GIVEN REQUEST :: Leaving out every picture, copy the lines of the data exactly, from the first through the line containing "blended_transform_factory, offset_copy)".

>>

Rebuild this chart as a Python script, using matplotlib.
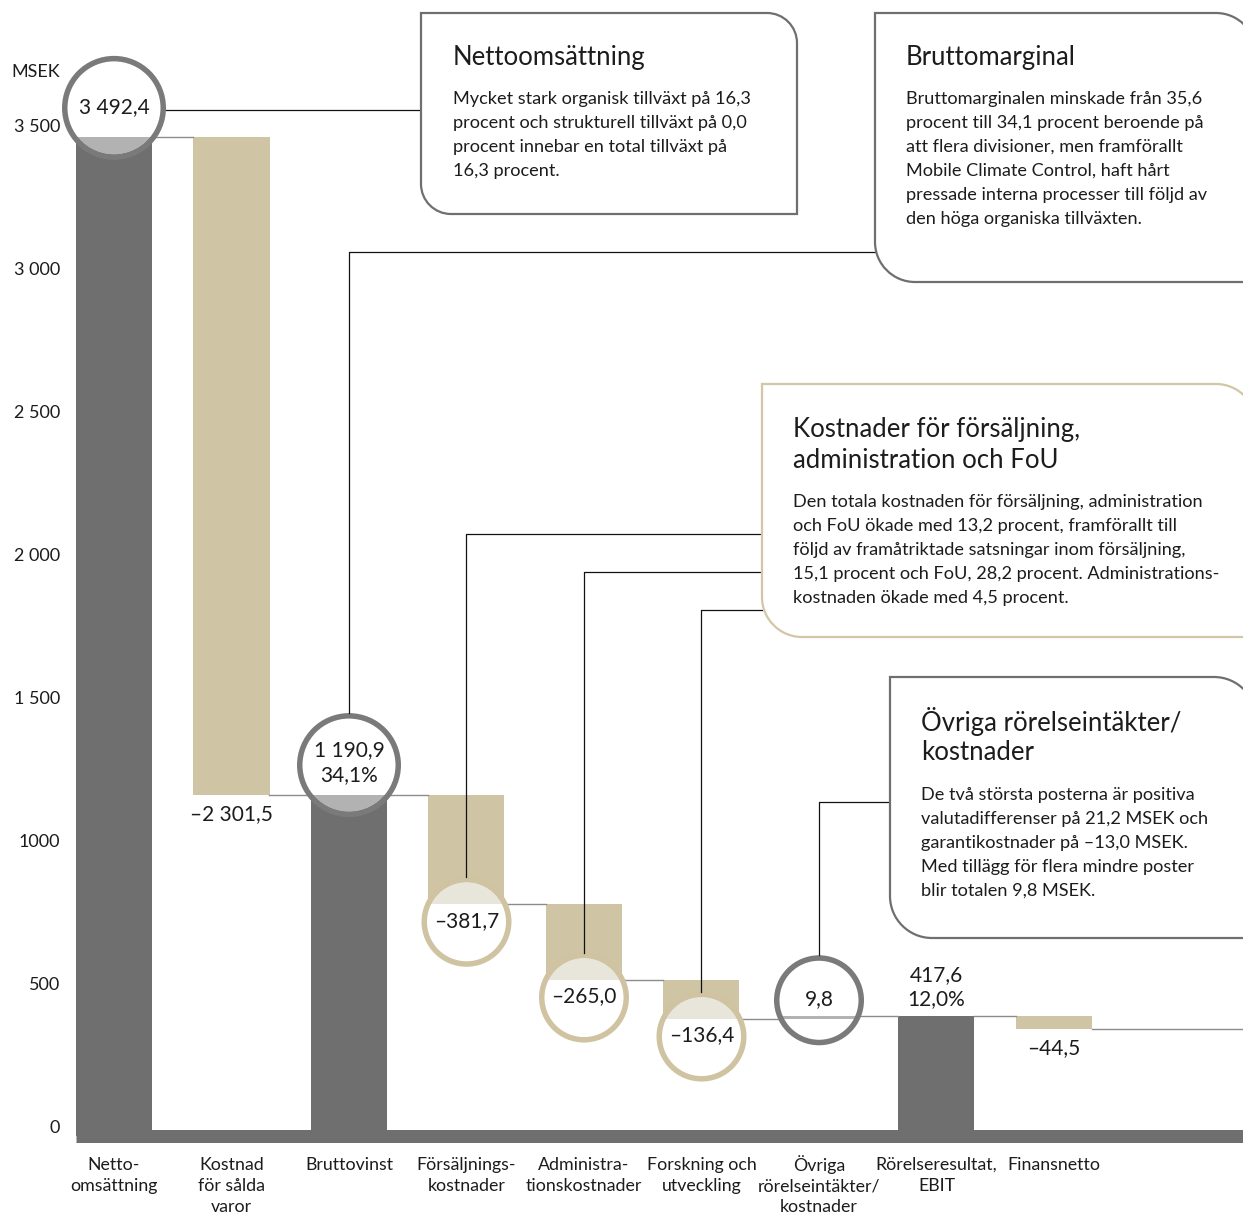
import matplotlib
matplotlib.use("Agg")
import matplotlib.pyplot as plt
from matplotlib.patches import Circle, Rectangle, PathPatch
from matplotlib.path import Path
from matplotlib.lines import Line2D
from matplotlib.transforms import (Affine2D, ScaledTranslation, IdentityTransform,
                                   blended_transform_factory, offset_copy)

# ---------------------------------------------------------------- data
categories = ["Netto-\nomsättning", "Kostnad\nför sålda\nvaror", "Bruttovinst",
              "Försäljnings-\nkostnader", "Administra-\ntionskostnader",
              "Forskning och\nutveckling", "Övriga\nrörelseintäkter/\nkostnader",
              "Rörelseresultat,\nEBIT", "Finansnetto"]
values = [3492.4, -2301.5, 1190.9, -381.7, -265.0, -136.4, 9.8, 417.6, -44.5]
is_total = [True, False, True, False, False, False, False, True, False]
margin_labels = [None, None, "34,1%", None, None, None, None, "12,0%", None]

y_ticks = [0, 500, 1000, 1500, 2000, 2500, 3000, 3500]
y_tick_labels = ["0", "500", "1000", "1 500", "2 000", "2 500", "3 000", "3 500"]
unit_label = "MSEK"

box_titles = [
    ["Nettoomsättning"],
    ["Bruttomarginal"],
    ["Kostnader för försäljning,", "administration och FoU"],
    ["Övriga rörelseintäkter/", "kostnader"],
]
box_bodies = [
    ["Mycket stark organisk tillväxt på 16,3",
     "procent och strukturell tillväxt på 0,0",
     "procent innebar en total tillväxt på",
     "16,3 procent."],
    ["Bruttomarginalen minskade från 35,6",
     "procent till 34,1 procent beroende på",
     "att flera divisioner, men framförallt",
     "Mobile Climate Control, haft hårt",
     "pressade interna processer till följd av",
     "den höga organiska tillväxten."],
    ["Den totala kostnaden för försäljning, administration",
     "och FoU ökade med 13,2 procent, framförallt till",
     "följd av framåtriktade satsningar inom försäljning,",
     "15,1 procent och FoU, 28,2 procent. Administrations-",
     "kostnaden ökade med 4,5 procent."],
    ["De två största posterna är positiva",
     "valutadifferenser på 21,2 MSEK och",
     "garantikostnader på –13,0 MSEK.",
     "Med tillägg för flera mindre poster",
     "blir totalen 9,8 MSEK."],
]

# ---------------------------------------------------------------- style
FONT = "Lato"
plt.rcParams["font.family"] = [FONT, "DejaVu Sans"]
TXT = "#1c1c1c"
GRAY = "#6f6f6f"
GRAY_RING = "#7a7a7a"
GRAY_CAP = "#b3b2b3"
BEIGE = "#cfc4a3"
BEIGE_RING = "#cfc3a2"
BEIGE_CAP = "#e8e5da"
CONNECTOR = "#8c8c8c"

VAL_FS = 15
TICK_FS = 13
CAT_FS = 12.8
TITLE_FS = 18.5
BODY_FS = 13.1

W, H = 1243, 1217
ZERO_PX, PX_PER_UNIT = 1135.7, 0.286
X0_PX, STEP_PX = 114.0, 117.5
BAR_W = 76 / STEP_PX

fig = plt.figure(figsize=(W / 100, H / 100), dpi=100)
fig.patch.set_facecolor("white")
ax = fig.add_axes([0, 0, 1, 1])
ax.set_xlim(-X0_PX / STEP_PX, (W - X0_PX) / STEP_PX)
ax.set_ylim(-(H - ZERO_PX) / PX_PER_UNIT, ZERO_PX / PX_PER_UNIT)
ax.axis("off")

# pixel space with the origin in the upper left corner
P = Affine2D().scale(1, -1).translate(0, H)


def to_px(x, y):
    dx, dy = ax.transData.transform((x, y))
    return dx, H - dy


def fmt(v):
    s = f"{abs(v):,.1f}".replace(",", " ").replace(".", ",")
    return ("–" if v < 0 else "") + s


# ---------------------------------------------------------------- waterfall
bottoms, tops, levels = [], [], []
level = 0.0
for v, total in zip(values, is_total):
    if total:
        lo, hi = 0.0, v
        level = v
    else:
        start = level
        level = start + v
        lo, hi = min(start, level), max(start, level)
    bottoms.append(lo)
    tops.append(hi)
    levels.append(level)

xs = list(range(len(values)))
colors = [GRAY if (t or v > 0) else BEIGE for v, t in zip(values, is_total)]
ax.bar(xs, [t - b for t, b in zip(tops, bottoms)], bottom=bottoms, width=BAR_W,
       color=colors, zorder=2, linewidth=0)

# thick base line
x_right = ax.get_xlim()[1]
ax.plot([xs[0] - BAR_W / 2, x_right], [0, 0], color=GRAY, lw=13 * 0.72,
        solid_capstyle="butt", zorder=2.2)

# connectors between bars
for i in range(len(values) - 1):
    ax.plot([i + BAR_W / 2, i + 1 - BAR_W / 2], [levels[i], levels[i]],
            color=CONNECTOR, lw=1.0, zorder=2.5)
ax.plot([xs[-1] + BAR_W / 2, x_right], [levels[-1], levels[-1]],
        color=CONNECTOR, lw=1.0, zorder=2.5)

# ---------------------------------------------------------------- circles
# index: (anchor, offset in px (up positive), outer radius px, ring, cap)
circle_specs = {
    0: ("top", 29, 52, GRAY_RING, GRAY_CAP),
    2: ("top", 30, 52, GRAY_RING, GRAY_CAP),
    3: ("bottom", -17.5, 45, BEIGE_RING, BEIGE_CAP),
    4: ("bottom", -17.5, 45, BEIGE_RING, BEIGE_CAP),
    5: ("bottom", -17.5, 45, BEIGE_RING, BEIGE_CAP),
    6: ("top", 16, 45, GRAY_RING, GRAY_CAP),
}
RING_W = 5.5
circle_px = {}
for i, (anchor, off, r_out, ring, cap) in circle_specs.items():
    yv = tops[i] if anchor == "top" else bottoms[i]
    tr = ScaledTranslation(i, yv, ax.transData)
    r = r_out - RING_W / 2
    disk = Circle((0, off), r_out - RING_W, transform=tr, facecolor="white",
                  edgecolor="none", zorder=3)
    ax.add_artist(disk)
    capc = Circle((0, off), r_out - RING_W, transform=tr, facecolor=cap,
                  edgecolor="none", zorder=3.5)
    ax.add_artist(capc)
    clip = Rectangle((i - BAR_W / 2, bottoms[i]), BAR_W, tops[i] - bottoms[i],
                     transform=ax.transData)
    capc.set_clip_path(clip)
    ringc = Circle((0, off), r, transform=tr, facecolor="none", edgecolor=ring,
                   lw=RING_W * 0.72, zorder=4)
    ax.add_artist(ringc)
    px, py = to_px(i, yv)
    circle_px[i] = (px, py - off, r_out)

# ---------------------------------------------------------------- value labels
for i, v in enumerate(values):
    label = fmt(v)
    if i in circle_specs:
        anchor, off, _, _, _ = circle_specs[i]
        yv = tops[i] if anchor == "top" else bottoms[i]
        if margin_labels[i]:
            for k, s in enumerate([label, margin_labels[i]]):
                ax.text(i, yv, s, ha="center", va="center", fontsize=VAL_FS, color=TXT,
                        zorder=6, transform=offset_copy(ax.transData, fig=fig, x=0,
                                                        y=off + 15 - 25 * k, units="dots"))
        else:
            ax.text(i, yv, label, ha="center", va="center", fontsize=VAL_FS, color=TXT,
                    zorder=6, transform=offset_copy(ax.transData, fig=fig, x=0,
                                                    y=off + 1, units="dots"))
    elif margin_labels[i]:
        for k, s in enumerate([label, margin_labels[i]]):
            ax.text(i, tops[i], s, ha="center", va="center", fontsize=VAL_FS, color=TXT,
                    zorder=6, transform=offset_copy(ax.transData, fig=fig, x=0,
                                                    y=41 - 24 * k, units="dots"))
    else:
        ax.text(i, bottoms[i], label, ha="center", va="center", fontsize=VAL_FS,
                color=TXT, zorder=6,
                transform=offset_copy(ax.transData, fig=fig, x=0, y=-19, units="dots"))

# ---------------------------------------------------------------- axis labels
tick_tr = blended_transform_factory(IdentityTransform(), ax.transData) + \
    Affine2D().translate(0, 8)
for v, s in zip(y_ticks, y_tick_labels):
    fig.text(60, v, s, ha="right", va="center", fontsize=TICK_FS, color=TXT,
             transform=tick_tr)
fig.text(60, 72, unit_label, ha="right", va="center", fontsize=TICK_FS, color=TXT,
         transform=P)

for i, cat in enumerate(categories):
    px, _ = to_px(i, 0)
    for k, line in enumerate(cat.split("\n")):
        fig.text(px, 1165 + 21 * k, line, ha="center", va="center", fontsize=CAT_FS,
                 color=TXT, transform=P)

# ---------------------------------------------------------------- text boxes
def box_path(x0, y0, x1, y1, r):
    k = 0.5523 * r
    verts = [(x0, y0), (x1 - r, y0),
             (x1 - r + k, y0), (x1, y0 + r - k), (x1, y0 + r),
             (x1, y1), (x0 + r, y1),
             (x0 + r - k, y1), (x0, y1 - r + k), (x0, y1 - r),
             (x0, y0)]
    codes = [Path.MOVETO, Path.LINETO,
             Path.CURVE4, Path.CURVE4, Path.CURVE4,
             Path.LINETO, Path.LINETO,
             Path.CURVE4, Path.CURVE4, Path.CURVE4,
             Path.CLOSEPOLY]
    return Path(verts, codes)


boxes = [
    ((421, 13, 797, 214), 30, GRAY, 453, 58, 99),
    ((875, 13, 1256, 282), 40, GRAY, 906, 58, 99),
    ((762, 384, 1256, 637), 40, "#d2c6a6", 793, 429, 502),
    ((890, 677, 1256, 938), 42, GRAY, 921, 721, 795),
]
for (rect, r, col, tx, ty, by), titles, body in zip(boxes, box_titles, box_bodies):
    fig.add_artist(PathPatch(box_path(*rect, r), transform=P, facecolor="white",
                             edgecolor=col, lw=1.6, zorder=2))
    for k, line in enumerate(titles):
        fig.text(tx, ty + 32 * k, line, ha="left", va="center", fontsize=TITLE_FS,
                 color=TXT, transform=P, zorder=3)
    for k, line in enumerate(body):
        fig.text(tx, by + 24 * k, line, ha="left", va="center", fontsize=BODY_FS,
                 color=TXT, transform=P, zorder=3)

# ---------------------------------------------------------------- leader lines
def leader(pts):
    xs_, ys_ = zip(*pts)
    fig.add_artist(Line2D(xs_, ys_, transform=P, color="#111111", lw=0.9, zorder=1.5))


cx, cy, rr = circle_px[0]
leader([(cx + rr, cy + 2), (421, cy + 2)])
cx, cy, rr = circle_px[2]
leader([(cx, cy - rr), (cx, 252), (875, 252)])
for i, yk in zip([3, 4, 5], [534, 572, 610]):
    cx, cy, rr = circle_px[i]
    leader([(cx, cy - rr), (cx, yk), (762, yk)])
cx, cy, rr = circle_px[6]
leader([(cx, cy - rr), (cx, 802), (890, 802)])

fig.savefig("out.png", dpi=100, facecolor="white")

<<

ANSWER TO THE TASK ::
Rebuild this chart as a Python script, using matplotlib.
import matplotlib
matplotlib.use("Agg")
import matplotlib.pyplot as plt
from matplotlib.patches import Circle, Rectangle, PathPatch
from matplotlib.path import Path
from matplotlib.lines import Line2D
from matplotlib.transforms import (Affine2D, ScaledTranslation, IdentityTransform,
                                   blended_transform_factory, offset_copy)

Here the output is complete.